■ INPUT ■
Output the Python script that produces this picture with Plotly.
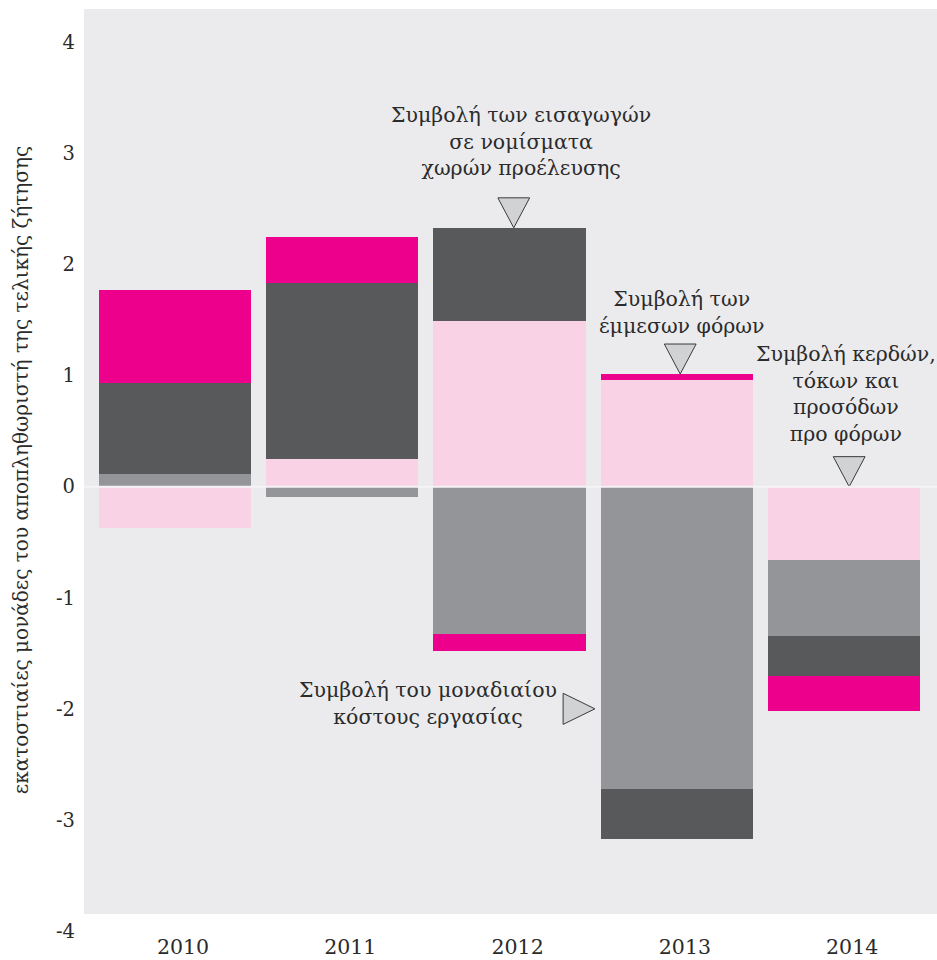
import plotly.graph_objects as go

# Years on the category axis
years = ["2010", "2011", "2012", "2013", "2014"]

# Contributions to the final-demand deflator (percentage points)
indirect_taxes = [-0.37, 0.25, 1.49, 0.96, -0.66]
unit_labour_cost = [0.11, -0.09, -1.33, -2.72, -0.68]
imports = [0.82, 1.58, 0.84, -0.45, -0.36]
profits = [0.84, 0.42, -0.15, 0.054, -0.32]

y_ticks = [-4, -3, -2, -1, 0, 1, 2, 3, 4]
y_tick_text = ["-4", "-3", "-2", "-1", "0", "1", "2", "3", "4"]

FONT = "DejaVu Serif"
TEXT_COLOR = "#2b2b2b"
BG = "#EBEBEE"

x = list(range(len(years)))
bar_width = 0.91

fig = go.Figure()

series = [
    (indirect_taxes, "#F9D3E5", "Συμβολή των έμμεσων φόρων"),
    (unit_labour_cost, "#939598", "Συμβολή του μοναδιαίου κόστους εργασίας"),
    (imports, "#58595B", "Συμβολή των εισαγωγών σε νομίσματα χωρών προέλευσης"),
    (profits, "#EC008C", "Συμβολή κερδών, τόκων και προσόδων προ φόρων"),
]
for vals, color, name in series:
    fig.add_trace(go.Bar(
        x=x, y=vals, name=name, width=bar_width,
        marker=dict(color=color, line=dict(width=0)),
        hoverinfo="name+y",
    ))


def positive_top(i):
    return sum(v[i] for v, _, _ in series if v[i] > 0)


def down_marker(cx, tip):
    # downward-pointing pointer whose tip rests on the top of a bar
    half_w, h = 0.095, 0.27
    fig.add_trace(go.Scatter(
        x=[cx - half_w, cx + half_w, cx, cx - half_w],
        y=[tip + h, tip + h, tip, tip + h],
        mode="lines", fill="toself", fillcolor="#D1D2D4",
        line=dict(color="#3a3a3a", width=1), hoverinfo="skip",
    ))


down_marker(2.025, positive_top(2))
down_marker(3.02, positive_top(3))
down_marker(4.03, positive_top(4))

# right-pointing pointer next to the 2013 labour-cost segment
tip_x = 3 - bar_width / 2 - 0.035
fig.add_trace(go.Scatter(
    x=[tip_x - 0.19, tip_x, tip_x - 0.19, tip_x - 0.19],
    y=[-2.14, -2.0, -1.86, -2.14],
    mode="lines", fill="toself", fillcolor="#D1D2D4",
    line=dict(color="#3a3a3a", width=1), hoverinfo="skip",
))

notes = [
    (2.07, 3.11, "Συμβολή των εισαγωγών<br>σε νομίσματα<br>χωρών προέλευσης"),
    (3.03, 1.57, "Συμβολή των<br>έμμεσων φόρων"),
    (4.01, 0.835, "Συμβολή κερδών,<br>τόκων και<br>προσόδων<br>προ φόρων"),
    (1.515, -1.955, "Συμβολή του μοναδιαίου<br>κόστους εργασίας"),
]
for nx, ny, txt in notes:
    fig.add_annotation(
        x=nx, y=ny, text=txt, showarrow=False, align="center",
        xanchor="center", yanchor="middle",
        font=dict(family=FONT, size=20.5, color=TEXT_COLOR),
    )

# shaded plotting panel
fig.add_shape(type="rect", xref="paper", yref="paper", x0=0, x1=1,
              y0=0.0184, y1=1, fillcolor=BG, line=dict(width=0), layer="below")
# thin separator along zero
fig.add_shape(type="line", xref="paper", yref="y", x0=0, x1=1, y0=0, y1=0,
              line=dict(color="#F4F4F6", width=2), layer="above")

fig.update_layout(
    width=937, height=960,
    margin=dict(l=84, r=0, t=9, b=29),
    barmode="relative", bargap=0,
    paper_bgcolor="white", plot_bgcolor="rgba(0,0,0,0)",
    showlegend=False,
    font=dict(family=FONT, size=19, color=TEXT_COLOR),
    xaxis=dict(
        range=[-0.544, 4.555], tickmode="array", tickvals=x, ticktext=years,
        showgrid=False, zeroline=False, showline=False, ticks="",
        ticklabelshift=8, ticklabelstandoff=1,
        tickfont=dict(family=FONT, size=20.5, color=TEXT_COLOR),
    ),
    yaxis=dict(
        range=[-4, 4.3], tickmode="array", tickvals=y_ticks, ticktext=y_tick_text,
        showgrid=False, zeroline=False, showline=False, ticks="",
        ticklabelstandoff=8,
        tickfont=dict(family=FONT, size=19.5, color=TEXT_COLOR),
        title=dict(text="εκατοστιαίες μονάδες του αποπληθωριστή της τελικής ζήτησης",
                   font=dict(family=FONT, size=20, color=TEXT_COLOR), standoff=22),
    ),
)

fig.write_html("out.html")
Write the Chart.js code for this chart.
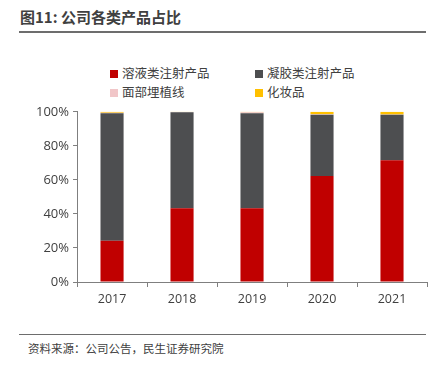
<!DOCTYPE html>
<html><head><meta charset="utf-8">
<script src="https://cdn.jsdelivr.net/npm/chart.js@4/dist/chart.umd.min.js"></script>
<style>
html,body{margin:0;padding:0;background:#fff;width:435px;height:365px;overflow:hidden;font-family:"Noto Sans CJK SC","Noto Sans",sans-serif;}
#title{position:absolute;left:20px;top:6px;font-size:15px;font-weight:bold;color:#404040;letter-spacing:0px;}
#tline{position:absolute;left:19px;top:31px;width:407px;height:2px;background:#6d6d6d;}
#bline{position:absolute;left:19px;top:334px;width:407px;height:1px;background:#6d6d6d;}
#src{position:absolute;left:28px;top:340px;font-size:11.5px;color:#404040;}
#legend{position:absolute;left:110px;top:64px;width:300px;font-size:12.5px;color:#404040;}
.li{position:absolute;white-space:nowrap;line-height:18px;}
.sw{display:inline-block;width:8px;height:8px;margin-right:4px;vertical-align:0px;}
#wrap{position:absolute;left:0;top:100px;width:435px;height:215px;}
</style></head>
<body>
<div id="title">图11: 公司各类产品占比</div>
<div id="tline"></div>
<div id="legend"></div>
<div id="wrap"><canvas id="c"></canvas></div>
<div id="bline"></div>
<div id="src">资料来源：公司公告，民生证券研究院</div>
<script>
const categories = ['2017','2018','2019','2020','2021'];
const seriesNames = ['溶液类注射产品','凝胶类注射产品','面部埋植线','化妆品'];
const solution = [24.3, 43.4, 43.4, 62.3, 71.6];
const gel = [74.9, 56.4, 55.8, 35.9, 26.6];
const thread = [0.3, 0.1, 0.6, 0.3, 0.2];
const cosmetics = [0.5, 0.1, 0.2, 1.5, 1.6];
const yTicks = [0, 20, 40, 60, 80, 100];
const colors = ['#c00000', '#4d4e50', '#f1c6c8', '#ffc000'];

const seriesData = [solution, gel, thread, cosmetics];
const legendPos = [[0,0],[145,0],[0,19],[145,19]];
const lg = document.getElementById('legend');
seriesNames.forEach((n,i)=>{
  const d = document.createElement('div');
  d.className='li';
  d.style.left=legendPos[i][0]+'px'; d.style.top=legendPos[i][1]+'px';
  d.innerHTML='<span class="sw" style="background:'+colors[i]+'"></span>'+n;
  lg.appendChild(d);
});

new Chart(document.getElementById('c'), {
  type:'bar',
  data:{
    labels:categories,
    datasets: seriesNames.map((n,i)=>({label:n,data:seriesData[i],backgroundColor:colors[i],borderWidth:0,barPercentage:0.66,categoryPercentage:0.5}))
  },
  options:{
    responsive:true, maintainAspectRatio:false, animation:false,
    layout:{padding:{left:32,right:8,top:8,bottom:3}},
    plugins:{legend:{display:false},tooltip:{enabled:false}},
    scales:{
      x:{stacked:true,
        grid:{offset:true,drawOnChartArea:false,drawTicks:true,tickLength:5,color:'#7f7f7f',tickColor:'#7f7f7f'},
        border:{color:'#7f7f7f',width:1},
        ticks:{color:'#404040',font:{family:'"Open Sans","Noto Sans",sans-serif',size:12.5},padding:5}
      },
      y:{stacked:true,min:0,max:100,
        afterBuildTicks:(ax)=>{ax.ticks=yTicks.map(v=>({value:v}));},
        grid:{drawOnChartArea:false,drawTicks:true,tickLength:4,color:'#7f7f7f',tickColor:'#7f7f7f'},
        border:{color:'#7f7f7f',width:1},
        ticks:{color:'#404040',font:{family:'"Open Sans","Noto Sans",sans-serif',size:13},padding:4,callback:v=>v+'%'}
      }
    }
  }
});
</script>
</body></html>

■ SET TASK ■
Reproduce the material above from its first line through the line containing "fig = go.Figure()", both ends included, and skip every picture.

■ ANSWER ■
Output the Python script that produces this picture with Plotly.
import plotly.graph_objects as go

# Years on the category axis
years = ["2010", "2011", "2012", "2013", "2014"]

# Contributions to the final-demand deflator (percentage points)
indirect_taxes = [-0.37, 0.25, 1.49, 0.96, -0.66]
unit_labour_cost = [0.11, -0.09, -1.33, -2.72, -0.68]
imports = [0.82, 1.58, 0.84, -0.45, -0.36]
profits = [0.84, 0.42, -0.15, 0.054, -0.32]

y_ticks = [-4, -3, -2, -1, 0, 1, 2, 3, 4]
y_tick_text = ["-4", "-3", "-2", "-1", "0", "1", "2", "3", "4"]

FONT = "DejaVu Serif"
TEXT_COLOR = "#2b2b2b"
BG = "#EBEBEE"

x = list(range(len(years)))
bar_width = 0.91

fig = go.Figure()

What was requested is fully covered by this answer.